§ **The exercise**: All the data below goes into the copy word for word, but the pictures don't.

====

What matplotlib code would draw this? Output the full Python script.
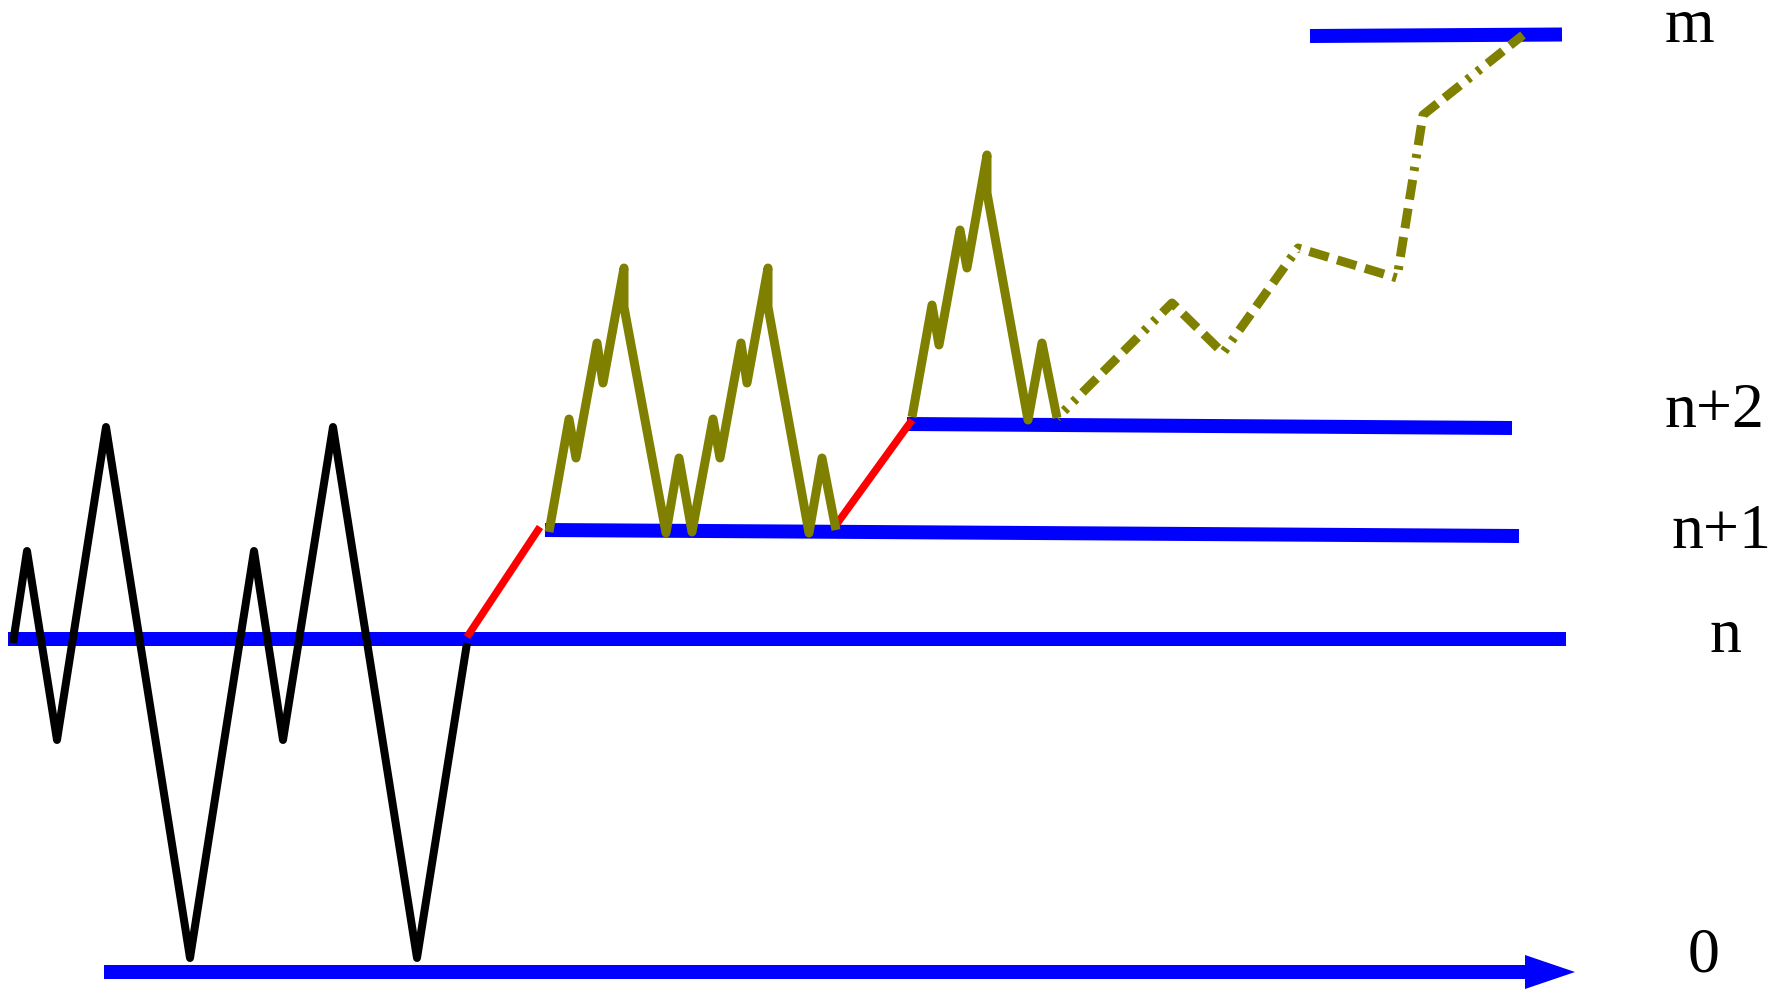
import matplotlib
matplotlib.use("Agg")
import matplotlib.pyplot as plt

levels_labels = ["m", "n+2", "n+1", "n", "0"]
label_x = [1665, 1665, 1672, 1710, 1688]
label_baseline = [42, 427, 548, 652, 972]

# horizontal blue levels: (x_start, x_end, y_start, y_end)
level_n = [8, 1566, 639, 639]
level_n1 = [545, 1519, 530, 536]
level_n2 = [907, 1512, 424, 428]
level_m = [1310, 1562, 36, 34.5]

# axis arrow
axis_x0, axis_x1, axis_y = 104, 1575, 972

# black random walk
black_x = [13, 27, 57, 106, 190, 254, 283, 333, 417, 467]
black_y = [643, 551, 740, 427, 958, 551, 740, 427, 958, 643]

# red jumps
red1_x = [467, 540]
red1_y = [637, 527]
red2_x = [836, 912]
red2_y = [525, 420]

# olive solid walks
olive1_x = [549, 569, 576, 597, 603, 624, 624, 666, 679, 692, 713, 720, 741, 747, 768, 768, 809, 822, 836]
olive1_y = [532, 419, 458, 343, 383, 268, 307, 533, 458, 532, 419, 458, 343, 383, 268, 307, 533, 458, 530]
olive2_x = [912, 932, 939, 960, 967, 987, 987, 1028, 1042, 1057]
olive2_y = [417, 305, 345, 230, 268, 155, 193, 420, 343, 418]

# olive dashed continuation
dash_x = [1057, 1172, 1223, 1298, 1397, 1423, 1523]
dash_y = [418, 303, 353, 248, 278, 115, 35]

W, H = 1781, 990
plt.rcParams["lines.scale_dashes"] = False
fig = plt.figure(figsize=(W / 100, H / 100), dpi=100)
ax = fig.add_axes([0, 0, 1, 1])
ax.set_xlim(0, W)
ax.set_ylim(H, 0)
ax.axis("off")

BLUE = "#0000ff"
OLIVE = "#808000"
px = 0.72  # points per pixel at dpi 100

for lv in (level_n, level_n1, level_n2, level_m):
    ax.plot(lv[:2], lv[2:], color=BLUE, lw=14 * px, solid_capstyle="butt", zorder=1)

ax.plot([axis_x0, axis_x1 - 50], [axis_y, axis_y], color=BLUE, lw=14 * px,
        solid_capstyle="butt", zorder=1)
ax.fill([axis_x1 - 50, axis_x1, axis_x1 - 50],
        [axis_y - 17, axis_y, axis_y + 17], color=BLUE, lw=0, zorder=1)

ax.plot(black_x, black_y, color="black", lw=8 * px, solid_joinstyle="round",
        solid_capstyle="butt", zorder=3)
ax.plot(red1_x, red1_y, color="red", lw=7.5 * px, solid_capstyle="butt", zorder=3)
ax.plot(red2_x, red2_y, color="red", lw=7.5 * px, solid_capstyle="butt", zorder=3)
for xs, ys in ((olive1_x, olive1_y), (olive2_x, olive2_y)):
    ax.plot(xs, ys, color=OLIVE, lw=9 * px, solid_joinstyle="round",
            solid_capstyle="butt", zorder=3)

pattern = [20, 9, 20, 9, 20, 9, 4, 9, 4, 9]
pattern = [p * px for p in pattern]
ax.plot(dash_x, dash_y, color=OLIVE, lw=9 * px,
        linestyle=(77 * px, pattern), dash_capstyle="butt", zorder=3)

for lab, x, y in zip(levels_labels, label_x, label_baseline):
    ax.text(x, y, lab, ha="left", va="baseline", fontsize=46,
            family=["Liberation Serif", "DejaVu Serif"], color="black")

fig.savefig("out.png", dpi=100, facecolor="white")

====

§ **Solution for this exercise**:
What matplotlib code would draw this? Output the full Python script.
import matplotlib
matplotlib.use("Agg")
import matplotlib.pyplot as plt

levels_labels = ["m", "n+2", "n+1", "n", "0"]
label_x = [1665, 1665, 1672, 1710, 1688]
label_baseline = [42, 427, 548, 652, 972]

# horizontal blue levels: (x_start, x_end, y_start, y_end)
level_n = [8, 1566, 639, 639]
level_n1 = [545, 1519, 530, 536]
level_n2 = [907, 1512, 424, 428]
level_m = [1310, 1562, 36, 34.5]

# axis arrow
axis_x0, axis_x1, axis_y = 104, 1575, 972

# black random walk
black_x = [13, 27, 57, 106, 190, 254, 283, 333, 417, 467]
black_y = [643, 551, 740, 427, 958, 551, 740, 427, 958, 643]

# red jumps
red1_x = [467, 540]
red1_y = [637, 527]
red2_x = [836, 912]
red2_y = [525, 420]

# olive solid walks
olive1_x = [549, 569, 576, 597, 603, 624, 624, 666, 679, 692, 713, 720, 741, 747, 768, 768, 809, 822, 836]
olive1_y = [532, 419, 458, 343, 383, 268, 307, 533, 458, 532, 419, 458, 343, 383, 268, 307, 533, 458, 530]
olive2_x = [912, 932, 939, 960, 967, 987, 987, 1028, 1042, 1057]
olive2_y = [417, 305, 345, 230, 268, 155, 193, 420, 343, 418]

# olive dashed continuation
dash_x = [1057, 1172, 1223, 1298, 1397, 1423, 1523]
dash_y = [418, 303, 353, 248, 278, 115, 35]

W, H = 1781, 990
plt.rcParams["lines.scale_dashes"] = False
fig = plt.figure(figsize=(W / 100, H / 100), dpi=100)
ax = fig.add_axes([0, 0, 1, 1])
ax.set_xlim(0, W)
ax.set_ylim(H, 0)
ax.axis("off")

BLUE = "#0000ff"
OLIVE = "#808000"
px = 0.72  # points per pixel at dpi 100

for lv in (level_n, level_n1, level_n2, level_m):
    ax.plot(lv[:2], lv[2:], color=BLUE, lw=14 * px, solid_capstyle="butt", zorder=1)

ax.plot([axis_x0, axis_x1 - 50], [axis_y, axis_y], color=BLUE, lw=14 * px,
        solid_capstyle="butt", zorder=1)
ax.fill([axis_x1 - 50, axis_x1, axis_x1 - 50],
        [axis_y - 17, axis_y, axis_y + 17], color=BLUE, lw=0, zorder=1)

ax.plot(black_x, black_y, color="black", lw=8 * px, solid_joinstyle="round",
        solid_capstyle="butt", zorder=3)
ax.plot(red1_x, red1_y, color="red", lw=7.5 * px, solid_capstyle="butt", zorder=3)
ax.plot(red2_x, red2_y, color="red", lw=7.5 * px, solid_capstyle="butt", zorder=3)
for xs, ys in ((olive1_x, olive1_y), (olive2_x, olive2_y)):
    ax.plot(xs, ys, color=OLIVE, lw=9 * px, solid_joinstyle="round",
            solid_capstyle="butt", zorder=3)

pattern = [20, 9, 20, 9, 20, 9, 4, 9, 4, 9]
pattern = [p * px for p in pattern]
ax.plot(dash_x, dash_y, color=OLIVE, lw=9 * px,
        linestyle=(77 * px, pattern), dash_capstyle="butt", zorder=3)

for lab, x, y in zip(levels_labels, label_x, label_baseline):
    ax.text(x, y, lab, ha="left", va="baseline", fontsize=46,
            family=["Liberation Serif", "DejaVu Serif"], color="black")

fig.savefig("out.png", dpi=100, facecolor="white")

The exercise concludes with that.